Menurut Yoga, ada 330 pelajar yang dilibatkan. Di antaranya dari SMAN 3 Jember, SMPN 8 Jember, dan SDN Kebonsari 5 Jember.
"Kemudian melibatkan dari OPD diantaranya Dinas Pendidikan, komunitas seperti Gus dan Ning. Juga adanya Drama Kolosal ini di bawah naungan Dinas Pariwisata Jember. Persiapan total dua bulan, dengan diawali proses membuat gagasan dan menuangkan ide kreatif. Hingga akhirnya naskah jadi. Kemudian dilanjutkan 12 kali latihan," tandasnya.
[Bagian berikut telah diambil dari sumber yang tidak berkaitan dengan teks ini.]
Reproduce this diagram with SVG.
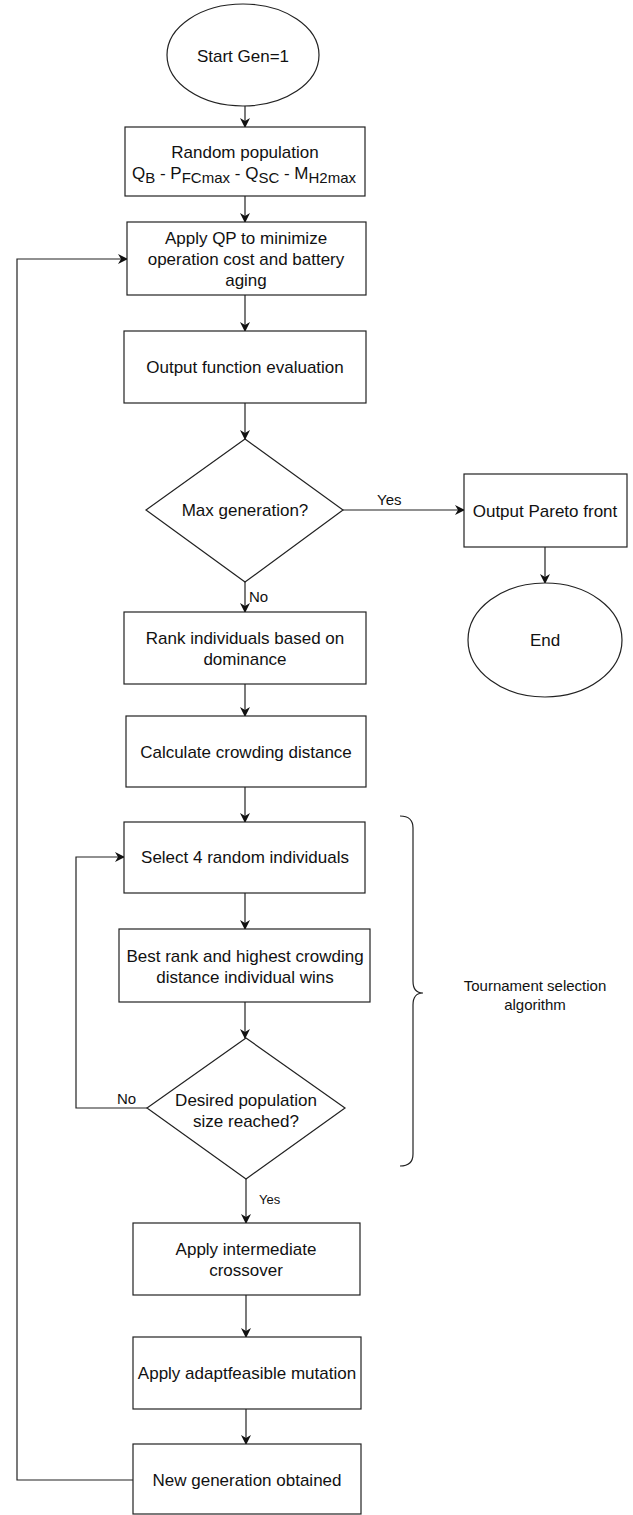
<svg xmlns="http://www.w3.org/2000/svg" width="633" height="1515" viewBox="0 0 633 1515">
<style>
.n{fill:#fff;stroke:#222;stroke-width:1.2}
.t{font-family:"Liberation Sans",Arial,sans-serif;font-size:17px;fill:#111;text-anchor:middle}
.l{font-family:"Liberation Sans",Arial,sans-serif;font-size:15px;fill:#111}
.c{fill:none;stroke:#222;stroke-width:1.2}
</style>
<defs>
<marker id="a" viewBox="0 0 10 10" refX="9" refY="5" markerWidth="10" markerHeight="10" markerUnits="userSpaceOnUse" orient="auto">
<path d="M0,0 L10,5 L0,10 L3,5 Z" fill="#111"/>
</marker>
</defs>
<rect width="633" height="1515" fill="#fff"/>
<g id="connectors">
<path class="c" d="M245,106 V127" marker-end="url(#a)"/>
<path class="c" d="M245,196 V222" marker-end="url(#a)"/>
<path class="c" d="M245,295 V331" marker-end="url(#a)"/>
<path class="c" d="M245,403 V439" marker-end="url(#a)"/>
<path class="c" d="M343,510 H464" marker-end="url(#a)"/>
<path class="c" d="M545,547 V583" marker-end="url(#a)"/>
<path class="c" d="M245,582 V612" marker-end="url(#a)"/>
<path class="c" d="M245,684 V716" marker-end="url(#a)"/>
<path class="c" d="M245,787 V822" marker-end="url(#a)"/>
<path class="c" d="M245,893 V929" marker-end="url(#a)"/>
<path class="c" d="M245,1002 V1038" marker-end="url(#a)"/>
<path class="c" d="M147,1108 H76 V857 H124" marker-end="url(#a)"/>
<path class="c" d="M246,1179 V1223" marker-end="url(#a)"/>
<path class="c" d="M246,1295 V1337" marker-end="url(#a)"/>
<path class="c" d="M246,1409 V1444" marker-end="url(#a)"/>
<path class="c" d="M133,1480 H17 V259 H127" marker-end="url(#a)"/>
<text class="l" x="377" y="505">Yes</text>
<text class="l" x="249" y="602">No</text>
<text class="l" x="117" y="1104">No</text>
<text class="l" x="259" y="1204" style="font-size:13px">Yes</text>
</g>
<g id="start"><ellipse class="n" cx="243" cy="55" rx="76" ry="51"/><text class="t" x="243" y="62">Start Gen=1</text></g>
<g id="random"><rect class="n" x="125" y="127" width="240" height="69"/>
<text class="t" x="245" y="158">Random population</text>
<text class="t" x="244" y="179">Q<tspan dy="4" style="font-size:15px">B</tspan><tspan dy="-4"> - P</tspan><tspan dy="4" style="font-size:15px">FCmax</tspan><tspan dy="-4"> - Q</tspan><tspan dy="4" style="font-size:15px">SC</tspan><tspan dy="-4"> - M</tspan><tspan dy="4" style="font-size:15px">H2max</tspan></text></g>
<g id="qp"><rect class="n" x="127" y="222" width="239" height="73"/>
<text class="t" x="246" y="244">Apply QP to minimize</text>
<text class="t" x="246" y="265">operation cost and battery</text>
<text class="t" x="246" y="286">aging</text></g>
<g id="evaluation"><rect class="n" x="124" y="331" width="242" height="72"/><text class="t" x="245" y="373">Output function evaluation</text></g>
<g id="maxgen"><polygon class="n" points="245,439 343,510 245,582 146,510"/><text class="t" x="245" y="516">Max generation?</text></g>
<g id="pareto"><rect class="n" x="464" y="474" width="163" height="73"/><text class="t" x="545" y="517">Output Pareto front</text></g>
<g id="end"><ellipse class="n" cx="545" cy="640" rx="77" ry="57"/><text class="t" x="545" y="646">End</text></g>
<g id="rank"><rect class="n" x="124" y="612" width="242" height="72"/>
<text class="t" x="245" y="644">Rank individuals based on</text>
<text class="t" x="245" y="665">dominance</text></g>
<g id="crowding"><rect class="n" x="126" y="716" width="240" height="71"/><text class="t" x="246" y="758">Calculate crowding distance</text></g>
<g id="select"><rect class="n" x="124" y="822" width="241" height="71"/><text class="t" x="245" y="863">Select 4 random individuals</text></g>
<g id="best"><rect class="n" x="119" y="929" width="251" height="73"/>
<text class="t" x="245" y="962">Best rank and highest crowding</text>
<text class="t" x="245" y="983">distance individual wins</text></g>
<g id="desired"><polygon class="n" points="246,1038 345,1108 246,1179 147,1108"/>
<text class="t" x="246" y="1106">Desired population</text>
<text class="t" x="246" y="1127">size reached?</text></g>
<g id="tournament"><path class="c" d="M400,816 Q413,816 413,828 V981 Q413,993 423,993 Q413,993 413,1005 V1154 Q413,1166 400,1166"/>
<text class="l" x="535" y="991" text-anchor="middle">Tournament selection</text>
<text class="l" x="535" y="1010" text-anchor="middle">algorithm</text></g>
<g id="crossover"><rect class="n" x="133" y="1223" width="227" height="72"/>
<text class="t" x="246" y="1255">Apply intermediate</text>
<text class="t" x="246" y="1276">crossover</text></g>
<g id="mutation"><rect class="n" x="133" y="1337" width="228" height="72"/><text class="t" x="247" y="1379">Apply adaptfeasible mutation</text></g>
<g id="newgen"><rect class="n" x="133" y="1444" width="228" height="70"/><text class="t" x="247" y="1486">New generation obtained</text></g>
</svg>
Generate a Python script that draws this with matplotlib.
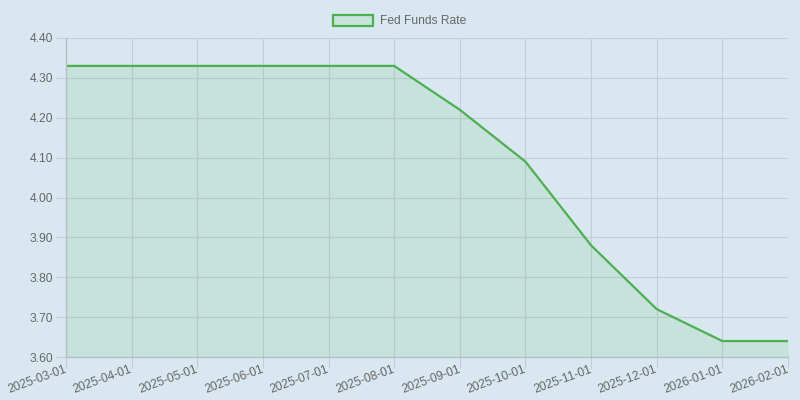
import matplotlib.pyplot as plt
from matplotlib.patches import Patch

plt.rcParams['font.family'] = ['Liberation Sans', 'DejaVu Sans']

# data
dates = ["2025-03-01", "2025-04-01", "2025-05-01", "2025-06-01", "2025-07-01",
         "2025-08-01", "2025-09-01", "2025-10-01", "2025-11-01", "2025-12-01",
         "2026-01-01", "2026-02-01"]
rates = [4.33, 4.33, 4.33, 4.33, 4.33, 4.33, 4.22, 4.09, 3.88, 3.72, 3.64, 3.64]
y_ticks = [3.60, 3.70, 3.80, 3.90, 4.00, 4.10, 4.20, 4.30, 4.40]

bg = '#d9e8f0'
green = '#4caf50'
grid_c = '#c3cfd5'
text_c = '#666666'
fs = 8.64  # 12px

fig = plt.figure(figsize=(8, 4), dpi=100, facecolor=bg)
ax = fig.add_axes([0.0825, 0.1075, 0.9025, 0.7975])
ax.set_facecolor(bg)

x = range(len(dates))
ax.fill_between(x, rates, 3.60, color=green, alpha=0.12, linewidth=0)
ax.plot(x, rates, color=green, linewidth=1.6)

ax.set_xlim(0, len(dates) - 1)
ax.set_ylim(3.60, 4.40)
ax.set_xticks(list(x))
ax.set_xticklabels(dates, rotation=20, ha='right', va='center', rotation_mode='anchor')
ax.set_yticks(y_ticks)
ax.set_yticklabels([f"{v:.2f}" for v in y_ticks])

ax.grid(True, color=grid_c, linewidth=0.8)
ax.set_axisbelow(True)
ax.tick_params(colors=grid_c, labelcolor=text_c, labelsize=fs, length=7, width=0.8, pad=2)
ax.tick_params(axis='x', pad=1, length=8)
for side in ['top', 'right']:
    ax.spines[side].set_visible(False)
for side in ['left', 'bottom']:
    ax.spines[side].set_color('#b5c0c6')
    ax.spines[side].set_linewidth(1)

handle = Patch(facecolor='#c8e2dc', edgecolor=green, linewidth=1.6)
fig.legend([handle], ['Fed Funds Rate'], loc='center', bbox_to_anchor=(0.5, 0.947),
           frameon=False, fontsize=fs, labelcolor=text_c, handlelength=3.3,
           handleheight=1.0, handletextpad=0.6)

fig.savefig('out.png', dpi=100, facecolor=bg)
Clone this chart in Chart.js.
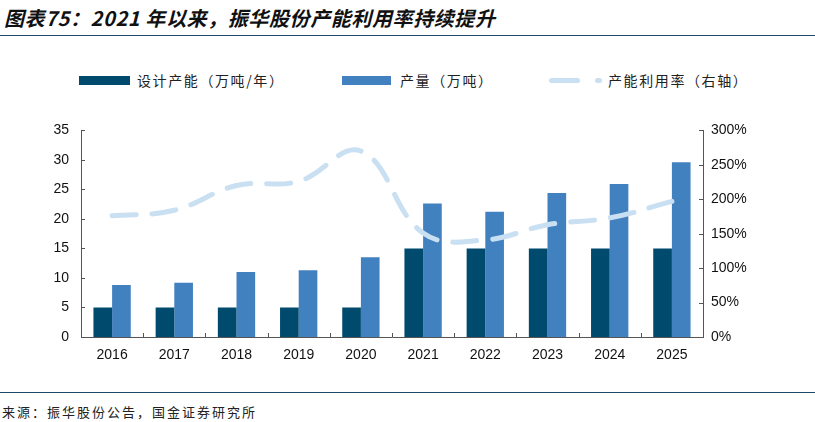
<!DOCTYPE html>
<html>
<head>
<meta charset="utf-8">
<script src="https://cdn.jsdelivr.net/npm/chart.js@4/dist/chart.umd.min.js"></script>
<style>
  body { margin: 0; background: #fff; width: 815px; height: 422px; position: relative; overflow: hidden; font-family: "Noto Sans CJK SC", sans-serif; }
  .title { position: absolute; left: 4px; top: 3px; font-size: 20px; font-weight: bold; font-style: italic; color: #111; letter-spacing: 0.6px; }
  .rule { position: absolute; left: 0; width: 815px; height: 1px; background: #1c4a66; }
  .legend { position: absolute; top: 70px; font-size: 14px; color: #222; display: flex; align-items: center; letter-spacing: 1.6px; }
  .box { display: inline-block; width: 51px; height: 9px; margin-right: 7px; }
  .src { position: absolute; left: 2px; top: 402px; font-size: 13px; color: #222; letter-spacing: 2px; }
  #wrap { position: absolute; left: 0; top: 110px; width: 815px; height: 265px; }
</style>
</head>
<body>
<div class="title">图表75：2021 年以来，振华股份产能利用率持续提升</div>
<div class="rule" style="top:35px"></div>

<div class="legend" style="left:79px"><span class="box" style="background:#004a6e"></span>设计产能（万吨/年）</div>
<div class="legend" style="left:342px"><span class="box" style="background:#4281c0;width:49px;margin-right:9px"></span>产量（万吨）</div>
<div class="legend" style="left:549px">
  <span style="display:inline-block;width:31px;height:5px;border-radius:3px;background:#c9dff2;margin-right:15px"></span>
  <span style="display:inline-block;width:7px;height:5px;border-radius:3px;background:#c9dff2;margin-right:6px"></span>产能利用率（右轴）
</div>

<div id="wrap"><canvas id="chart"></canvas></div>

<div class="rule" style="top:392px"></div>
<div class="src">来源：振华股份公告，国金证券研究所</div>

<script>
const years = ["2016", "2017", "2018", "2019", "2020", "2021", "2022", "2023", "2024", "2025"];
const capacity = [5, 5, 5, 5, 5, 15, 15, 15, 15, 15];
const output = [8.8, 9.2, 11.0, 11.3, 13.5, 22.6, 21.2, 24.4, 25.9, 29.6];
const utilization = [176, 184, 220, 226, 270, 151, 141, 163, 173, 197];

const tickFont = { family: "'Liberation Sans', Arial, sans-serif", size: 14 };
const axisColor = "#555";

// inward tick marks like the original
const innerTicks = {
  id: "innerTicks",
  afterDraw(chart) {
    const ctx = chart.ctx;
    const a = chart.chartArea;
    ctx.save();
    ctx.strokeStyle = axisColor;
    ctx.lineWidth = 1;
    ctx.beginPath();
    chart.scales.y.ticks.forEach((t, i) => {
      const y = Math.round(chart.scales.y.getPixelForTick(i)) + 0.5;
      ctx.moveTo(a.left, y); ctx.lineTo(a.left + 4, y);
    });
    chart.scales.y1.ticks.forEach((t, i) => {
      const y = Math.round(chart.scales.y1.getPixelForTick(i)) + 0.5;
      ctx.moveTo(a.right, y); ctx.lineTo(a.right - 4, y);
    });
    const step = (a.right - a.left) / years.length;
    for (let i = 1; i < years.length; i++) {
      const x = Math.round(a.left + step * i) + 0.5;
      ctx.moveTo(x, a.bottom); ctx.lineTo(x, a.bottom - 4);
    }
    ctx.stroke();
    ctx.restore();
  }
};

new Chart(document.getElementById("chart"), {
  data: {
    labels: years,
    datasets: [
      {
        type: "line",
        label: "产能利用率（右轴）",
        data: utilization,
        yAxisID: "y1",
        borderColor: "#c9dff2",
        borderWidth: 5,
        borderDash: [24, 16],
        borderCapStyle: "round",
        pointRadius: 0,
        tension: 0.4,
        fill: false,
        order: 0
      },
      {
        type: "bar",
        label: "设计产能（万吨/年）",
        data: capacity,
        yAxisID: "y",
        backgroundColor: "#004a6e",
        categoryPercentage: 0.6,
        barPercentage: 1.0,
        order: 1
      },
      {
        type: "bar",
        label: "产量（万吨）",
        data: output,
        yAxisID: "y",
        backgroundColor: "#4281c0",
        categoryPercentage: 0.6,
        barPercentage: 1.0,
        order: 1
      }
    ]
  },
  options: {
    responsive: true,
    maintainAspectRatio: false,
    animation: false,
    layout: { padding: { top: 19, left: 0, right: 0, bottom: 0 } },
    plugins: { legend: { display: false }, tooltip: { enabled: false } },
    scales: {
      x: {
        grid: { display: false, drawTicks: false },
        border: { color: axisColor, width: 1 },
        ticks: { font: tickFont, color: "#111", padding: 10 },
        afterFit(s) { s.height = 38; }
      },
      y: {
        position: "left",
        min: 0, max: 35,
        ticks: { stepSize: 5, font: tickFont, color: "#111", padding: 12 },
        grid: { display: false, drawTicks: false },
        border: { color: axisColor, width: 1 },
        afterFit(s) { s.width = 81; }
      },
      y1: {
        position: "right",
        min: 0, max: 300,
        ticks: { stepSize: 50, font: tickFont, color: "#111", padding: 8, callback: v => v + "%" },
        grid: { display: false, drawTicks: false },
        border: { color: axisColor, width: 1 },
        afterFit(s) { s.width = 112; }
      }
    }
  },
  plugins: [innerTicks]
});
</script>
</body>
</html>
Bupati Jember Hendy Siswanto mengapresiasi pertunjukan drama kolosal tersebut. Bahkan orang nomor satu di Jember ini juga mengenakan pakaian ala raja saat memimpin upacara penurunan bendera.
"Kostum ini yang saya kenakan untuk upacara penurunan bendera adalah kostum kerajaan di Jawa. Ini bajunya adat Jawa sesuai dengan tema (Kerajaan) Sadeng. Ini adalah kekuatan Jember dan kekuatan Indonesia untuk kita," kata Hendy
"Kita memberikan edukasi kepada masyarakat Jember, bahwa dulu ada Kerajaan Sadeng. Itu adalah satu kejayaan. Satu daerah yang mempunyai kerajaan. Tentunya daerah itu sendiri mempunyai suatu kekayaan, baik dari segi sumber daya manusia, maupun sumber daya alamnya," sambungnya.
Dengan ada sejarah kerajaan di Jember, lebih lanjut kata Hendy, sebagai bentuk pengingat, juga motivasi di masa mendatang.
"Ke depan bahwa anak Jember. Bahkan orang-orang Jember adalah orang-orang yang hebat. Yang bisa menjadi pemimpin dan menjadi pelopor di negeri ini," ujarnya.